I primi e più importanti flussi tra la Germania occupata da Usa, Gran Bretagna, Francia da un lato e dall’altro lato dall’Urss sono stati quelli dei tedeschi e delle grandi aziende che sono fuggiti nell’Ovest per scappare dalla soppressione sovietica e per trarre vantaggio dall’occupazione “filocapitalista” degli alleati. Già nel 1952, poco prima che Stalin morisse, il numero degli emigrati da Est ad Ovest era triplicato, da 22.000 a 58.000. Nel luglio 1961, 30.442 scapparono a Ovest in un solo mese. E il giorno prima del Muro, il 12 agosto 1961, furono in 2.400 a cercare rifugio nella Berlino Ovest, un picco che non si vedeva dal 1953.

L'esodo delle aziende
A questo flusso, va ad aggiungersi quello delle aziende: la più simbolica è stata l’Audi. Nel giugno 1932, Audiwerke, Horchwerke e Zschopauer Motorenwerke J. S. Rasmussen AG (DKW) si erano fuse nella Auto Union AG, con sede a Chemnitz, Sassonia, formando il secondo gruppo automobilistico in Germania. I sovietici lo smantellarono, lo fecero a pezzi e Audi risorse a Ingolstadt, tra Monaco e Norimberga in Baviera e fiorirà sotto l’occupazione americana che trasforma la regione da agricola a polmone industriale.

Come Audi ve ne sono state altre come Wella, gruppo industriale specializzato in prodotti di cosmetici, fondata in Rothenkirchen Sassonia, e Osram, gruppo specializzato nell’elettronica e nell’illuminotecnica, nata a Berlino e ora con sede centrale a Monaco di Baviera. I grandi gruppi si delocalizzarono, e dopo la riunificazione la Treuhaus “privatizzò” 12.000 aziende nella Germania orientale, mentre il management e i quadri delle istituzioni pubbliche vennero rimossi, innescando un risentimento che ha ancora focolai.

Un Est dominato dalle Pmi
Oggi le regioni ex-Est hanno un tessuto industriale dominato da micro, piccole e medie imprese che stentano a internazionalizzarsi e ad affrontare la globalizzazione: anche loro, terreno fertile per AfD e il movimento Pegida fondato a Dresda. La forte presenza di Pmi, salvo eccezioni come il leader mondiale Kirow Works o il gioiello dell’ottica Zeiss, tra l’altro mantiene la produttività e la media dei salari nell’Est a livelli più bassi rispetto all’Ovest.

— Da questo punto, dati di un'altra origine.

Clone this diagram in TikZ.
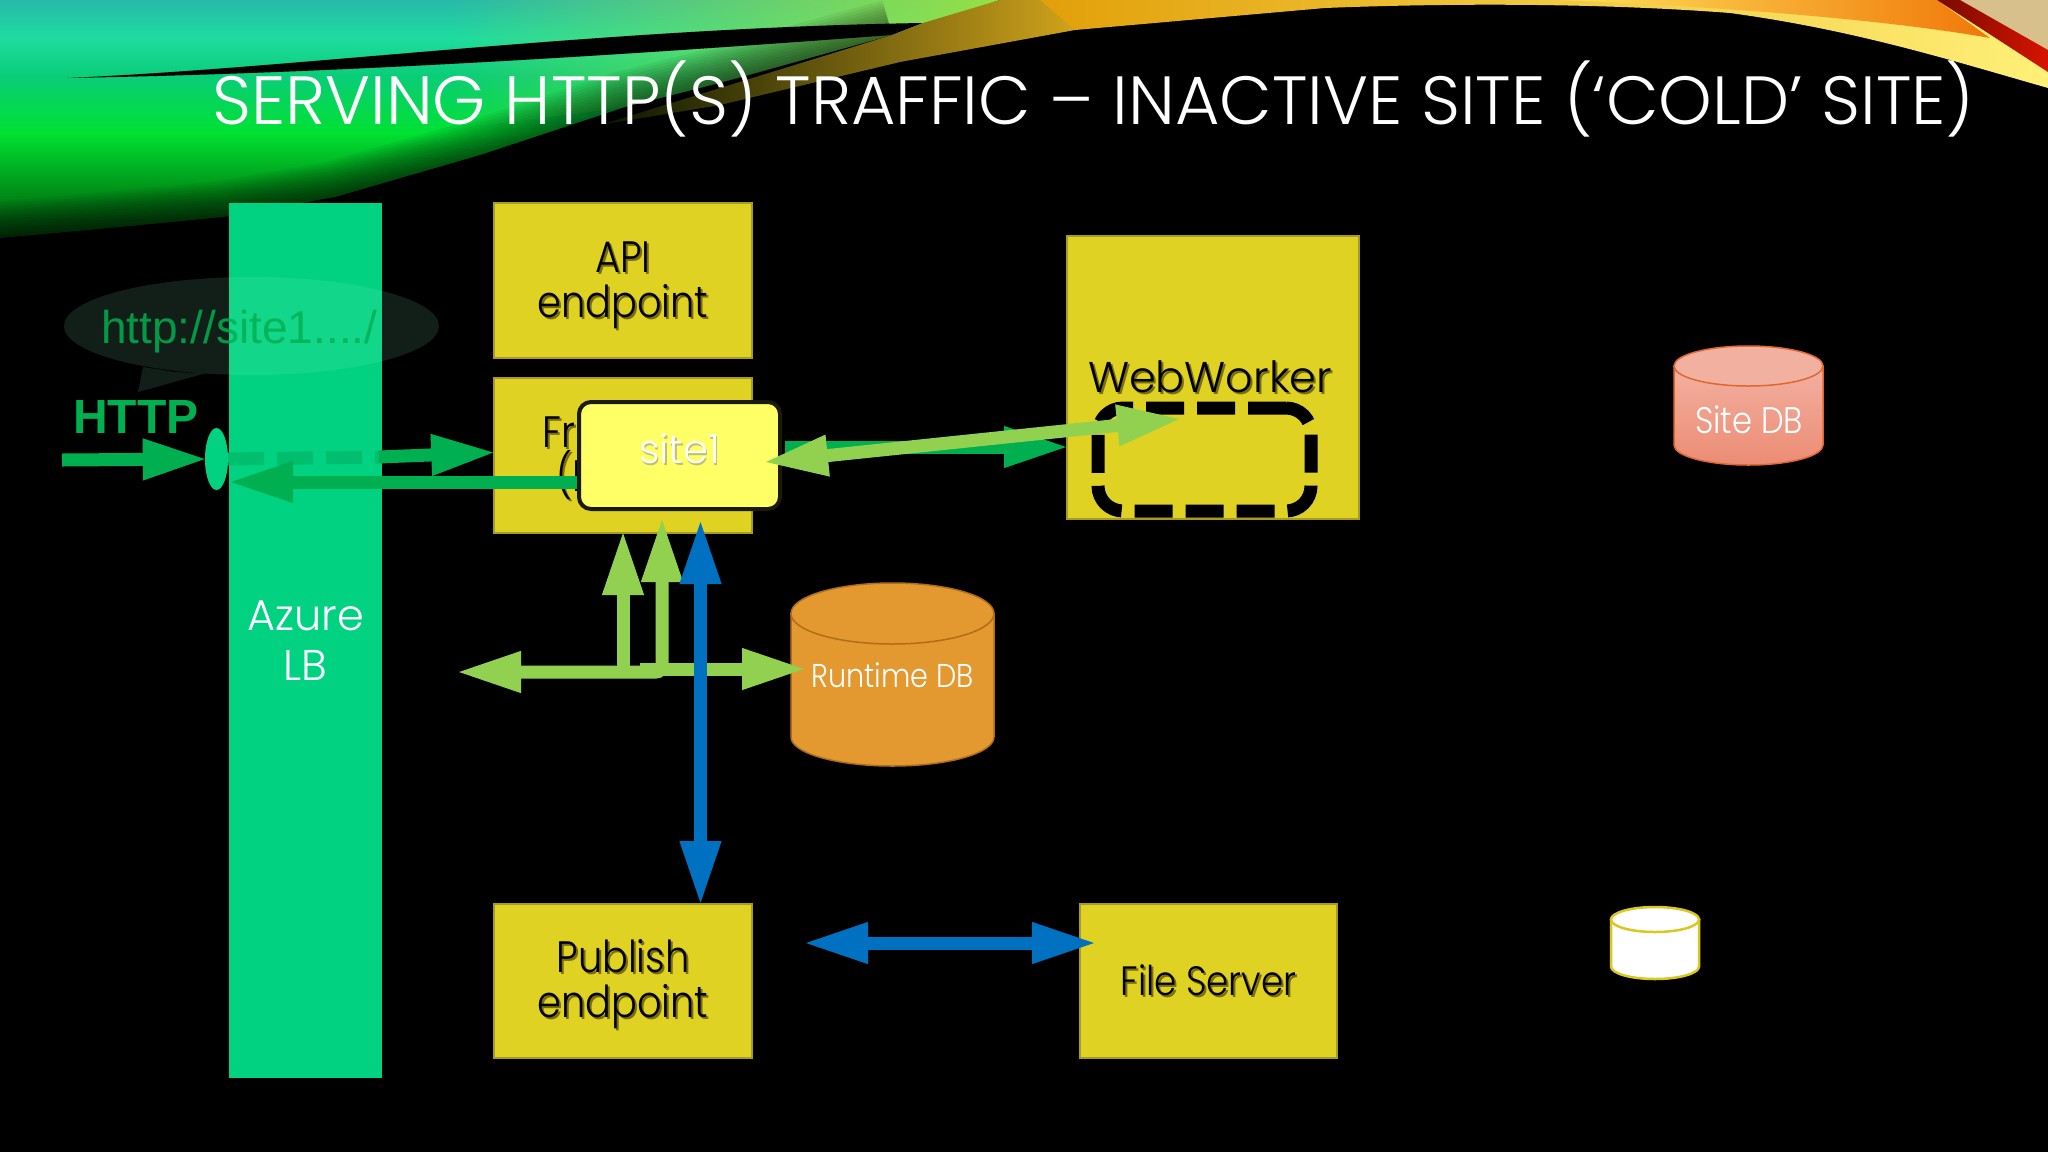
\documentclass[tikz,border=0pt]{standalone}
\usepackage{fontspec}
\usepackage{xcolor}
\usetikzlibrary{arrows.meta,shapes.geometric,fadings}
\setmainfont{Liberation Sans}
\newfontfamily\gothic{Poppins}[UprightFont=* Light]
\newfontfamily\gothicnarrow{Poppins}[UprightFont=* Light,FakeStretch=.87]
\definecolor{azurelb}{RGB}{0,210,130}
\definecolor{boxfill}{RGB}{224,210,34}
\definecolor{boxedge}{RGB}{168,156,32}
\definecolor{boxshade}{RGB}{120,110,10}
\definecolor{httpgreen}{RGB}{0,176,80}
\definecolor{limearrow}{RGB}{146,208,80}
\definecolor{bluearrow}{RGB}{0,112,192}
\definecolor{sitefill}{RGB}{255,255,102}
\definecolor{sitelabel}{RGB}{190,190,120}
\definecolor{runtimefill}{RGB}{227,152,48}
\definecolor{runtimeedge}{RGB}{176,110,24}
\definecolor{sitedbedge}{RGB}{224,104,48}
\definecolor{sitedbtop}{RGB}{242,176,160}
\definecolor{sitedbbody}{RGB}{236,140,116}
\definecolor{blobedge}{RGB}{216,200,32}
\definecolor{leafa}{RGB}{0,80,14}
\definecolor{leafb}{RGB}{0,145,24}
\definecolor{leafc}{RGB}{0,225,50}
\definecolor{leafd}{RGB}{10,205,120}
\definecolor{leafe}{RGB}{30,220,160}
\definecolor{leaff}{RGB}{40,185,170}
\pgfdeclareverticalshading{leafshade}{100bp}{color(0bp)=(leafa);color(25bp)=(leafa);color(35bp)=(leafb);color(47bp)=(leafc);color(59bp)=(leafd);color(67bp)=(leafe);color(75bp)=(leaff);color(100bp)=(leaff)}
\newcommand{\shadowed}[1]{\leavevmode\rlap{\raisebox{-2pt}{\hspace{2pt}\textcolor{boxshade}{#1}}}#1}
\newcommand{\lowered}{\rule{0pt}{42pt}}
\tikzset{
  boxnode/.style={draw=boxedge,line width=1.5,fill=boxfill,inner sep=0,align=center,text=black,font=\gothicnarrow\fontsize{44}{45}\selectfont},
  flowarrow/.style={line width=13,shorten >=-3pt,-{Triangle[length=65pt,width=38pt]}},
  bothway/.style={line width=13,shorten >=-3pt,shorten <=-3pt,{Triangle[length=65pt,width=38pt]}-{Triangle[length=65pt,width=38pt]}},
  dblabel/.style={inner sep=0,text=white,font=\gothicnarrow\fontsize{33}{33}\selectfont}
}
\begin{document}
\begin{tikzpicture}[x=1pt,y=-1pt]
\useasboundingbox (0,0) rectangle (2048,1152);
\fill[black] (0,0) rectangle (2048,1152);
\shade[shading=leafshade] (0,0) -- (1000,0) -- (892,35) -- (700,88) -- (625,107) -- (480,155) -- (335,197) -- (223,217) -- (110,228) -- (0,238) -- cycle;
\fill[color={rgb,255:red,150;green,225;blue,70},path fading=west] (450,0) -- (1000,0) -- (892,35) -- (740,78) -- (620,108) -- (450,130) -- cycle;
\foreach \w in {6,12,...,72}
  \draw[black,opacity=.06,line width=\w] (0,238) -- (110,228) -- (223,217) -- (335,197) -- (480,155) -- (625,107) -- (700,88) -- (892,35);
\fill[black] (67,78) .. controls (300,68) and (600,28) .. (923,23) -- (892,35) .. controls (560,60) and (300,74) .. (67,78) -- cycle;
\shade[left color={rgb,255:red,8;green,20;blue,0},right color={rgb,255:red,226;green,176;blue,30}] (600,125) -- (892,35) -- (923,23) -- (1000,0) -- (1120,0) -- (1075,30) -- (900,62) -- (720,105) -- cycle;
\shade[left color={rgb,255:red,226;green,160;blue,10},right color={rgb,255:red,255;green,240;blue,120}] (1040,0) -- (2048,0) -- (2048,88) .. controls (1950,60) and (1855,30) .. (1730,13) .. controls (1600,3) and (1450,3) .. (1325,8) -- (1075,30) -- cycle;
\shade[left color={rgb,255:red,255;green,225;blue,90},right color={rgb,255:red,240;green,120;blue,10}] (1560,0) -- (1937,0) -- (1990,38) .. controls (1900,22) and (1750,8) .. (1560,0) -- cycle;
\fill[color={rgb,255:red,216;green,192;blue,140}] (1960,0) -- (2048,0) -- (2048,50) -- cycle;
\shade[left color={rgb,255:red,120;green,10;blue,0},right color={rgb,255:red,215;green,20;blue,0}] (1937,0) -- (1960,0) -- (2048,50) -- (2048,72) -- cycle;
\node[anchor=base west,inner sep=0,text=white,font=\gothic\fontsize{68.2}{69}\selectfont] (slidetitle) at (212,124) {SERVING HTTP(S) TRAFFIC – INACTIVE SITE (‘COLD’ SITE)};
\node[fill=azurelb,inner sep=0,minimum width=153,minimum height=875,align=center,text=white,font=\gothic\fontsize{43}{50}\selectfont] (azurelb) at (305.5,640.5) {Azure\\LB};
\fill[color={rgb,255:red,150;green,255;blue,210},opacity=.12] (251.5,326) ellipse [x radius=187.5,y radius=49];
\fill[color={rgb,255:red,150;green,255;blue,210},opacity=.12] (143,367) -- (138,392) -- (205,373.5) -- (175,372) -- cycle;
\node[anchor=base west,inner sep=0,text=httpgreen,opacity=.85,font=\fontsize{46}{46}\selectfont] (siteurl) at (101,343) {http://site1..../};
\node[anchor=base west,inner sep=0,text=httpgreen,font=\bfseries\fontsize{48}{48}\selectfont] (httplabel) at (73,433) {HTTP};
\node[boxnode,minimum width=258,minimum height=155] (apinode) at (623,280.5) {\lowered\shadowed{API}\\\shadowed{endpoint}};
\node[boxnode,minimum width=258,minimum height=155] (frontnode) at (623,455.5) {};
\node[anchor=base west,inner sep=0,text=black,font=\gothicnarrow\fontsize{44}{44}\selectfont] (frontup) at (542,447) {\shadowed{Fr}};
\node[anchor=base west,inner sep=0,text=black,font=\gothicnarrow\fontsize{44}{44}\selectfont] (frontlow) at (556,491) {\shadowed{(I}};
\node[boxnode,minimum width=258,minimum height=154] (publishnode) at (623,981) {\lowered\shadowed{Publish}\\\shadowed{endpoint}};
\node[boxnode,minimum width=257,minimum height=154,font=\gothicnarrow\fontsize{41}{45}\selectfont] (filenode) at (1208.5,981) {\shadowed{File Server}};
\node[boxnode,minimum width=292,minimum height=283] (workernode) at (1213,377.5) {};
\node[anchor=base,inner sep=0,text=black,font=\gothic\fontsize{43}{44}\selectfont] (workerlabel) at (1210,392) {\shadowed{WebWorker}};
\node[draw=black,line width=13,dash pattern=on 38pt off 13pt,rounded corners=25,inner sep=0,minimum width=213,minimum height=103] (workslot) at (1204.5,459.5) {};
\node[ellipse,fill=azurelb,inner sep=0,minimum width=23,minimum height=62] (lbport) at (216.5,459) {};
\coordinate (httpin) at (62,460);
\coordinate (lbexit) at (379,457);
\coordinate (backtip) at (231,482);
\coordinate (backstart) at (585,482);
\coordinate (workin) at (785,447);
\coordinate (worktip) at (1066,447);
\draw[httpgreen,flowarrow] (httpin) -- (lbport.west);
\draw[color={rgb,255:red,0;green,190;blue,110},line width=13,dash pattern=on 36pt off 13pt] (lbport.east) -- (lbexit);
\draw[httpgreen,flowarrow] (lbexit) -- ([yshift=3pt]frontnode.west);
\draw[httpgreen,flowarrow] (backstart) -- (backtip);
\draw[httpgreen,flowarrow] (workin) -- (worktip);
\node[draw={rgb,255:red,26;green,26;blue,16},line width=4,fill=sitefill,rounded corners=12,inner sep=0,minimum width=201,minimum height=107,text=white,font=\gothic\fontsize{40}{40}\selectfont] (sitenode) at (679.5,455.5) {\rule[-14pt]{0pt}{1pt}\leavevmode\rlap{\raisebox{-1.5pt}{\hspace{1.5pt}\textcolor{sitelabel}{site1}}}site1};
\coordinate (sitetip) at (766,462);
\coordinate (slottip) at (1179,419);
\draw[limearrow,bothway] (sitetip) -- (slottip);
\fill[runtimefill,draw=runtimeedge,line width=1.5] (791,613.5) -- (791,737) arc[start angle=180,end angle=0,x radius=101.5,y radius=29] -- (994,613.5) -- cycle;
\fill[runtimefill,draw=runtimeedge,line width=1.5] (892.5,613.5) ellipse [x radius=101.5,y radius=30.5];
\node[dblabel] (runtimedb) at (892.5,675) {Runtime DB};
\shade[top color=sitedbtop,bottom color=sitedbbody,draw=sitedbedge,line width=1.5] (1674,366) -- (1674,445) arc[start angle=180,end angle=0,x radius=74.5,y radius=20] -- (1823,366) -- cycle;
\fill[sitedbtop,draw=sitedbedge,line width=1.5] (1748.5,366) ellipse [x radius=74.5,y radius=20];
\node[dblabel,font=\gothicnarrow\fontsize{37}{37}\selectfont] (sitedb) at (1749,420) {Site DB};
\fill[white,draw=blobedge,line width=2.5] (1611,919.5) -- (1611,966.5) arc[start angle=180,end angle=0,x radius=44,y radius=12.5] -- (1699,919.5) -- cycle;
\fill[white,draw=blobedge,line width=2.5] (1655,919.5) ellipse [x radius=44,y radius=12.5];
\coordinate (dbleft) at (459,672);
\coordinate (dbelbow) at (662,672);
\coordinate (frontup1) at (623,533);
\coordinate (frontbase1) at (623,672);
\coordinate (frontup2) at (662,520);
\coordinate (dbstart) at (640,669);
\coordinate (dbtip) at (804,669);
\draw[limearrow,flowarrow] (frontbase1) -- (frontup1);
\draw[limearrow,bothway,rounded corners=6] (dbleft) -- (dbelbow) -- (frontup2);
\draw[limearrow,flowarrow] (dbstart) -- (dbtip);
\coordinate (bluetop) at (700.5,522);
\coordinate (bluebottom) at (700.5,903);
\draw[bluearrow,bothway] (bluetop) -- (bluebottom);
\coordinate (fileleft) at (806,943);
\coordinate (fileright) at (1094,943);
\draw[bluearrow,bothway] (fileleft) -- (fileright);
\end{tikzpicture}
\end{document}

«La produttività è ancora bassa nella Germania orientale rispetto a quella occidentale ma questo dipende anche dalla struttura delle aziende, che sono prevalentemente Pmi meno produttive, e che hanno difficoltà ad adattarsi alla globalizzazione, a internazionalizzarsi, a investire in digitalizzazione e innovazione», spiega Joachim Ragnitz, capo economista della sede di Dresda dell’Ifo, aggiungendo che «le Pmi pagano salari più bassi rispetto alle grandi aziende che hanno accordi salariali con i sindacati applicati su scala federale».

«Un altro fattore che ha rafforzato la disparità è la fuga dei cervelli dall’Est all’Ovest – sottolinea Ragnitz -. In quanto alla delocalizzazione delle imprese dall’Ovest all’Est per sfruttare il costo del lavoro più basso, questo fenomeno è stato limitato perché è stato visto come un vantaggio di breve termine, in quando i salari nell’Est sono saliti per avvicinarsi a quelli dell’Ovest».

La scarsa urbanizzazione e la permanenza di estese aree rurali secondo il think tank Diw è un altro importante fattore che contribuisce all’arretratezza economica dell’Est. «Permane una marcata differenza di livelli di produttività – afferma Alexander Schiersch, economista DIW -. Questo è anche dovuto al fatto che l’Est ha una struttura molto più rurale rispetto all’Ovest, e questo è un fattore di cui bisogna tener conto per fare investimenti mirati nelle infrastrutture».

La fuga di cervelli
I flussi in uscita dall’Est prima del Muro e fino al suo crollo sono continuati subito dopo la riunificazione ma anche all’inizio del 2000, con una “fuga” di cervelli stimata in centinaia di migliaia, prevalentemente giovani e donne, spinti dall’ambizione di trovare un futuro migliore nell’Ovest. Angela Merkel, riuscita a sottrarsi alla rete di informatori della polizia Stasi e per questo con tutte le carte in regola entrare nella Cdu ed ambire a quella che è poi stata una folgorante carriera politica, ha detto che il 9 novembre vide la libertà come «una delle più grandi sorprese della mia vita». Oggi questa voglia di libertà resta nell’Est guardando ad Ovest: ma non è più una libertà di espressione e di movimento, è una libertà di scelta in termini di occupazione e qualità della vita.